The dive site we visited was called Menagerhea, named or renamed after Rhea's Diving Services, the diveshop Carol managed for a number of years in Tennessee. The seas were a bit rough but I felt just fine, and even better once I was in the water. The site started out quite shallow, then we slowly descended down along a wall. Looking out into the open blue ocean we saw some pretty big fish, including barracudas and groupers. It's fascinating to gaze into the blueness and suddenly seeing a faint dark shadow that then becomes a fish. You can't quite tell how far away they are, or how big. The Menagerhea site is close to shore by the Newman Wall, and so there was quite a bit of surge.

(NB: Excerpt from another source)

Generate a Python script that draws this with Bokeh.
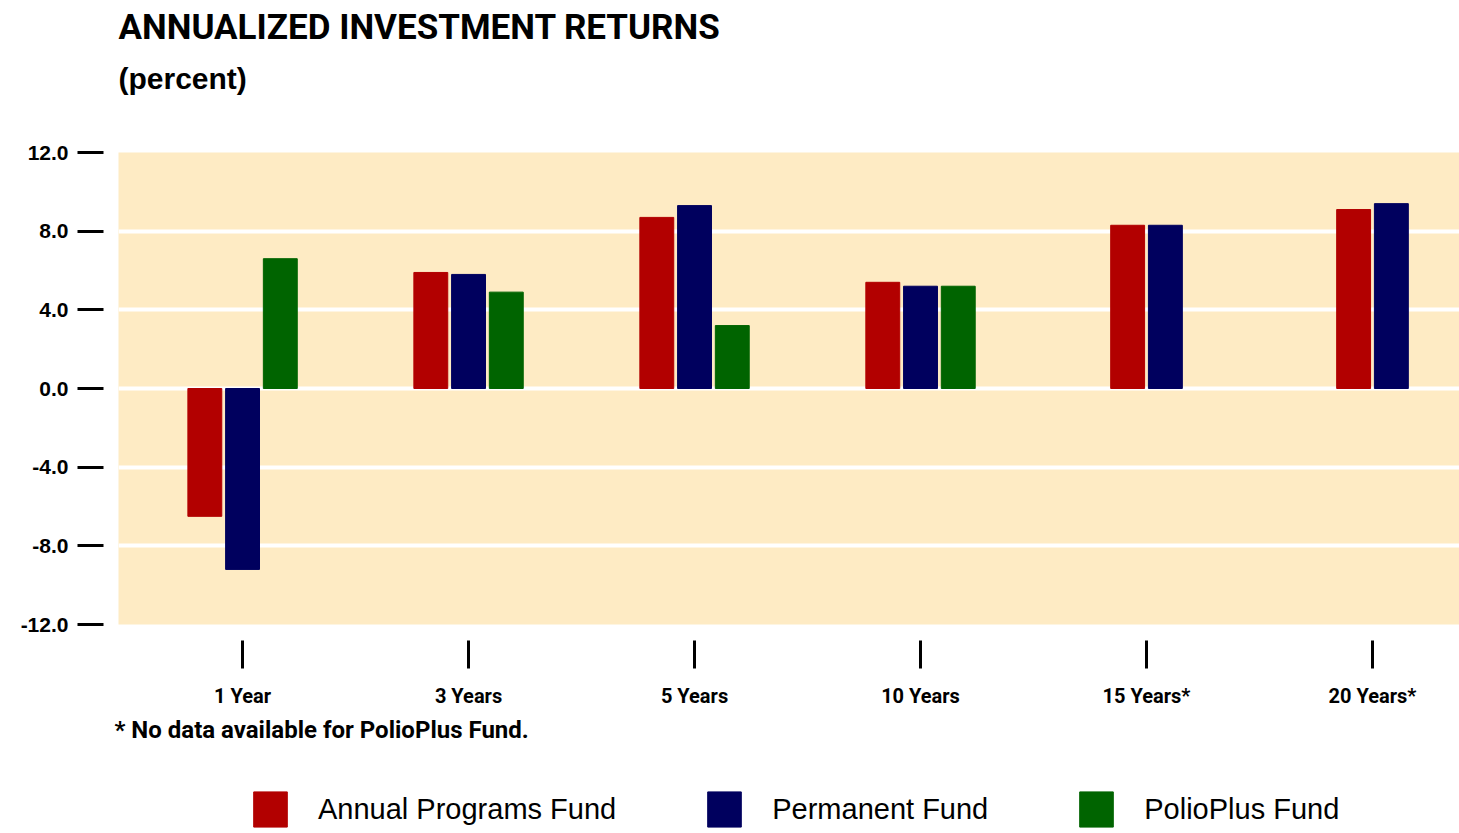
import numpy as np
from bokeh.plotting import figure
from bokeh.layouts import column
from bokeh.models import (ColumnDataSource, FixedTicker, Range1d, Title, Legend,
                          LegendItem, NumeralTickFormatter)
from bokeh.embed import file_html
from bokeh.resources import INLINE

# ---------------- data ----------------
periods = ["1 Year", "3 Years", "5 Years", "10 Years", "15 Years*", "20 Years*"]
annual_programs = [-6.5, 5.9, 8.7, 5.4, 8.3, 9.1]
permanent = [-9.2, 5.8, 9.3, 5.2, 8.3, 9.4]
polioplus = [6.6, 4.9, 3.2, 5.2, None, None]
fund_names = ["Annual Programs Fund", "Permanent Fund", "PolioPlus Fund"]
fund_colors = ["#B20000", "#00005E", "#006400"]
y_ticks = [-12, -8, -4, 0, 4, 8, 12]
title_text = "ANNUALIZED INVESTMENT RETURNS"
subtitle_text = "(percent)"
footnote_text = "*  No data available for PolioPlus Fund."

series = [annual_programs, permanent, polioplus]

# ---------------- main figure ----------------
W = 1459
H1, H2 = 775, 58
p = figure(width=W, height=H1, output_backend="svg", toolbar_location=None,
           x_range=Range1d(-0.549, 5.385), y_range=Range1d(-12, 12),
           min_border_left=118, min_border_right=0, min_border_top=152,
           min_border_bottom=H1 - 624)
p.outline_line_color = None
p.background_fill_color = "#FEEBC4"
p.border_fill_color = "white"

bar_w = 0.15
step = 0.167
n_groups = len(periods)
sources = []
for k, (vals, col) in enumerate(zip(series, fund_colors)):
    xs, tops = [], []
    for g in range(n_groups):
        present = [s[g] is not None for s in series]
        idxs = [i for i, ok in enumerate(present) if ok]
        if vals[g] is None:
            continue
        pos = idxs.index(k)
        off = (pos - (len(idxs) - 1) / 2) * step
        xs.append(g + off)
        tops.append(vals[g])
    src = ColumnDataSource(dict(x=xs, top=tops))
    sources.append(src)
    p.vbar(x="x", top="top", bottom=0, width=bar_w, source=src,
           fill_color=col, line_color=col, line_width=1)

# grid
p.xgrid.grid_line_color = None
p.ygrid.ticker = FixedTicker(ticks=y_ticks)
p.ygrid.grid_line_color = "white"
p.ygrid.grid_line_width = 4

# y axis
yax = p.yaxis[0]
yax.ticker = FixedTicker(ticks=y_ticks)
yax.formatter = NumeralTickFormatter(format="0.0")
yax.axis_line_color = None
yax.major_tick_out = 41
yax.major_tick_in = -15
yax.major_tick_line_width = 3
yax.major_tick_line_color = "black"
yax.minor_tick_line_color = None
yax.major_label_standoff = 9
yax.major_label_text_font = "Liberation Sans"
yax.major_label_text_font_style = "bold"
yax.major_label_text_font_size = "21px"
yax.major_label_text_color = "black"

# x axis
xax = p.xaxis[0]
xax.ticker = FixedTicker(ticks=list(range(n_groups)))
xax.major_label_overrides = {i: lab for i, lab in enumerate(periods)}
xax.axis_line_color = None
xax.major_tick_out = 44
xax.major_tick_in = -16
xax.major_tick_line_width = 3
xax.major_tick_line_color = "black"
xax.minor_tick_line_color = None
xax.major_label_standoff = 15
xax.major_label_text_font = "Roboto"
xax.major_label_text_font_style = "bold"
xax.major_label_text_font_size = "20px"
xax.major_label_text_color = "black"

def spacer(gap):
    return Title(text="\u00a0", text_font_size="1px", standoff=gap)

# titles (nearest the frame first)
p.add_layout(spacer(45), "above")
p.add_layout(Title(text=subtitle_text, align="left", text_font="Liberation Sans",
                   text_font_style="bold", text_font_size="30px", text_color="black",
                   standoff=20), "above")
p.add_layout(Title(text=title_text, align="left", text_font="Roboto",
                   text_font_style="bold", text_font_size="35px", text_color="black",
                   standoff=4), "above")

# footnote
p.add_layout(Title(text=footnote_text, align="left", text_font="Roboto",
                   text_font_style="bold", text_font_size="24px", text_color="black",
                   standoff=6, offset=-4), "below")

# ---------------- legend strip ----------------
# the fund bars are re-drawn here outside the visible range, only to key the legend
q = figure(width=W, height=H2, output_backend="svg", toolbar_location=None,
           x_range=Range1d(100, 101), y_range=Range1d(100, 101),
           x_axis_location=None, y_axis_location=None,
           min_border_left=0, min_border_right=0, min_border_top=0, min_border_bottom=0)
q.outline_line_color = None
q.xgrid.grid_line_color = None
q.ygrid.grid_line_color = None
q.background_fill_color = "white"
q.border_fill_color = "white"

swatches = [q.vbar(x="x", top="top", bottom=0, width=bar_w, source=src,
                   fill_color=c, line_color=c)
            for src, c in zip(sources, fund_colors)]
legend = Legend(items=[LegendItem(label=n, renderers=[r]) for n, r in zip(fund_names, swatches)],
                orientation="horizontal", location=(131, 2),
                glyph_width=42, glyph_height=44, label_standoff=27, spacing=87,
                padding=0, margin=0, border_line_color=None, background_fill_alpha=0,
                label_text_font="Liberation Sans", label_text_font_size="29px",
                label_text_color="black", label_height=44)
q.add_layout(legend, "center")

layout = column(p, q, spacing=0)
open("out.html", "w").write(file_html(layout, INLINE))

For the drop-off dive I chose the Prince Albert, but this time with a special mission. I took along the Olympus Stylus 1030SW, a 10-megapixel camera that's waterproof to 33 feet without an underwater housing. It's the successor to the Stylus 770SW that we'd taken down to 67 feet at Manatee Springs in Florida with no ill effect. For a while I thought that camera was invulnerable until it did flood at 90 feet in Lake Tahoe when I simply forgot that I'd taken it with me on the dive. I definitely did not want to kill the 1030 as well and so could only take it to the upper parts of the wreck. Still, that meant half an hour between 30 and 40 feet, and a bunch of pretty good pictures -- not bad for a camera that looks just like any other modern little digicam. The visibility wasn't the best, but it took decent pictures.